The National Industrial Hemp Council (NIHC) and the Hemp Industries Association (HIA) are surveying growers, processors, retailers, and other groups to determine their interest in a checkoff program to promote and develop the industry.
Larry Farnsworth, the spokesman for the NIHC, tells Hemp Grower that the survey would close at the end of December, with results likely published early in 2021. Initial results “show strong support” for the program, he added.
Checkoff programs collect assessment fees (usually based upon less than 1% of the processor’s commodity) to fund research, promotion, and hemp consumer education. NIHC says in a briefing paper about checkoff programs that the benefits far outweigh the costs. For instance, a 2016 Texas A&M study examined 27 different agricultural promotion groups showed every dollar invested produced between $3 to $17 in returns.

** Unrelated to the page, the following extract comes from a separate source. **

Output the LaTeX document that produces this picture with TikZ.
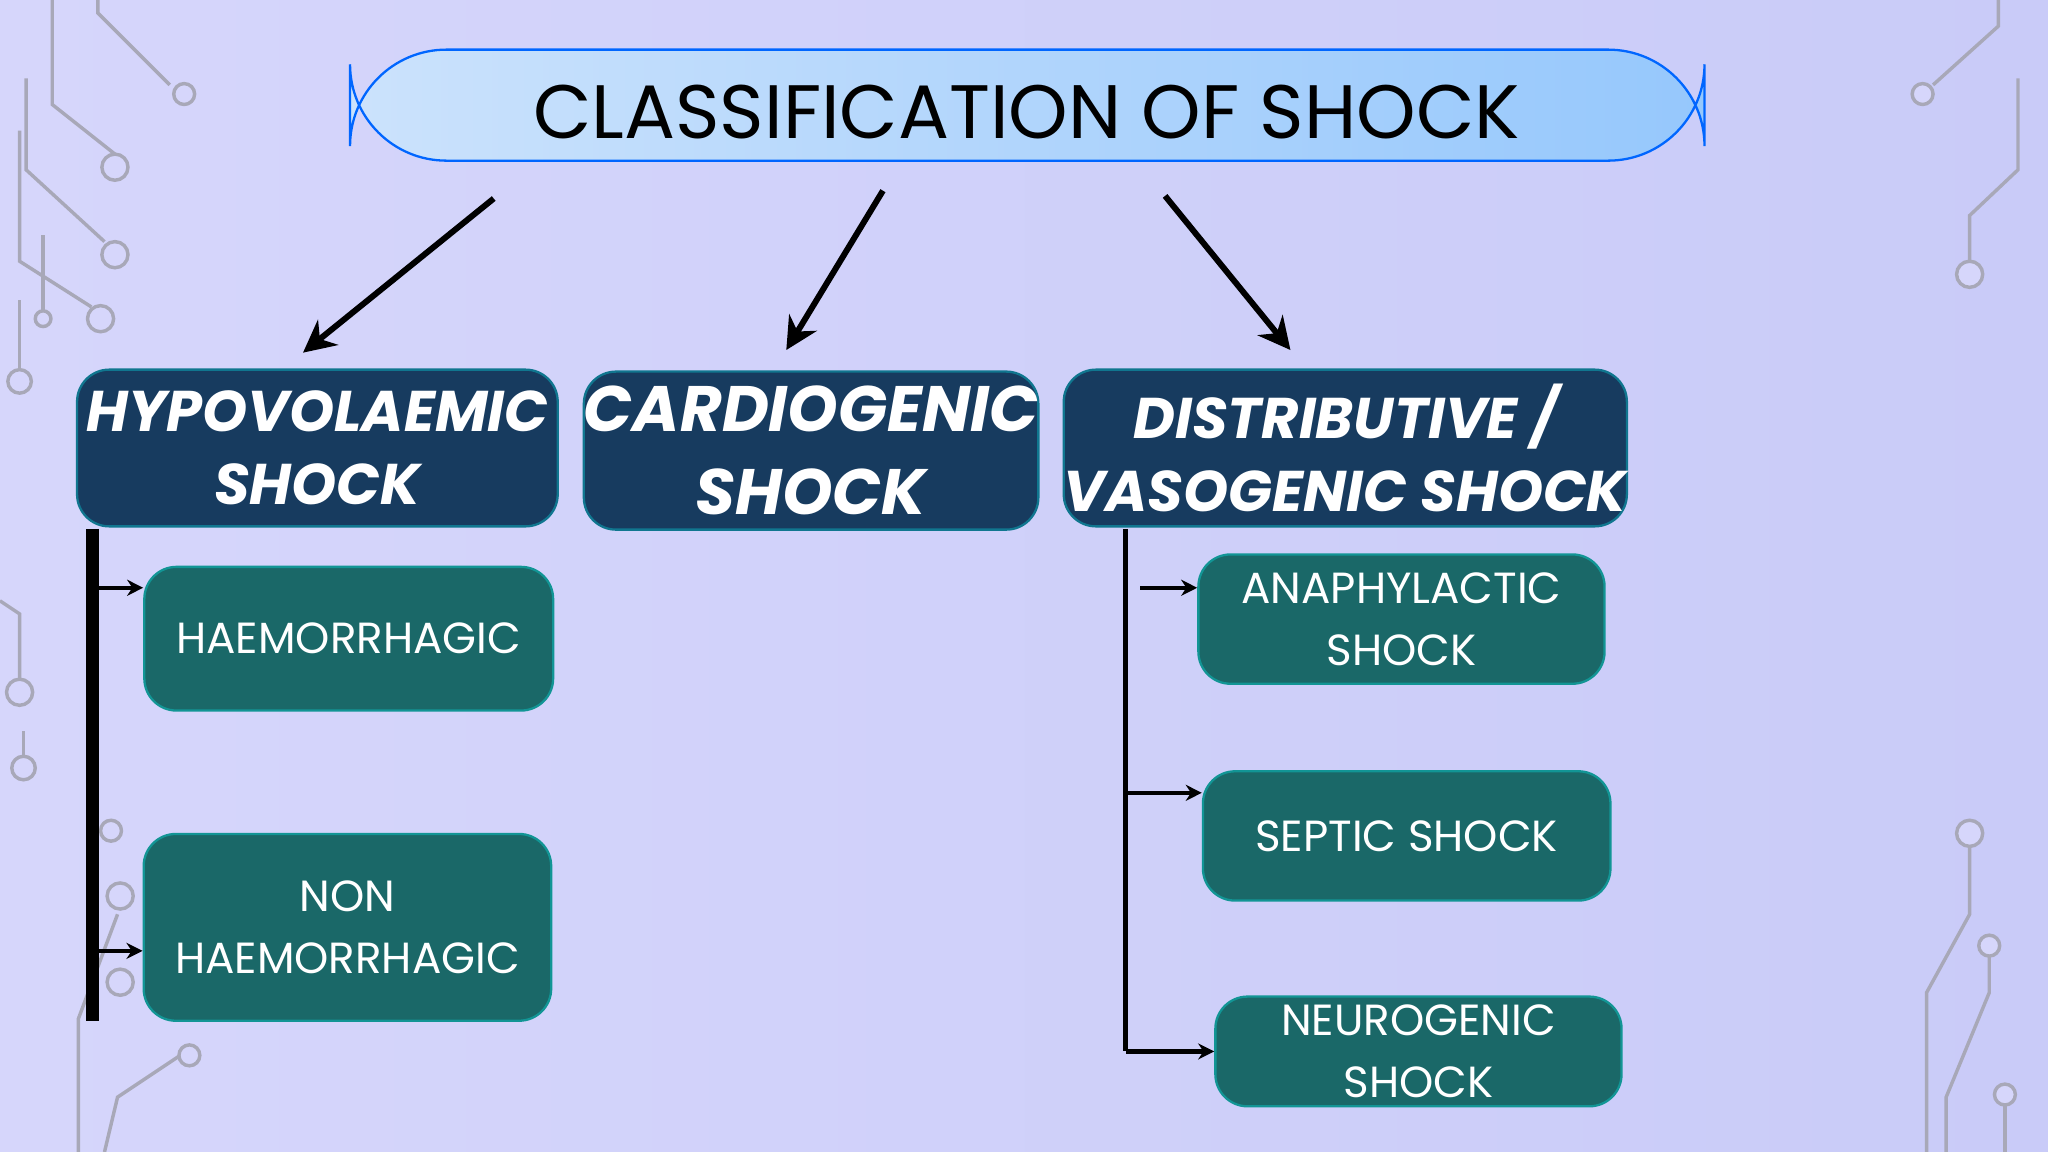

The checkoff program would focus on improving seed quality, agronomic production, and product processing. It would also boost consumer education and promotion, which would help the public understand hemp products’ benefits, environmental and otherwise, and encourage purchasing.
According to the NIHC, 21 other commodities already use checkoff programs, including beef, pork, dairy, soybeans, cotton, eggs, blueberries, honey, and Christmas trees.
If the associations move forward, the next step would be to submit a joint proposal to the U.S. Department of Agriculture (USDA) for approval. If the USDA approves the program, the USDA secretary will appoint a board made up of hemp producers to run it, and the Agricultural Marketing Service would provide government oversight.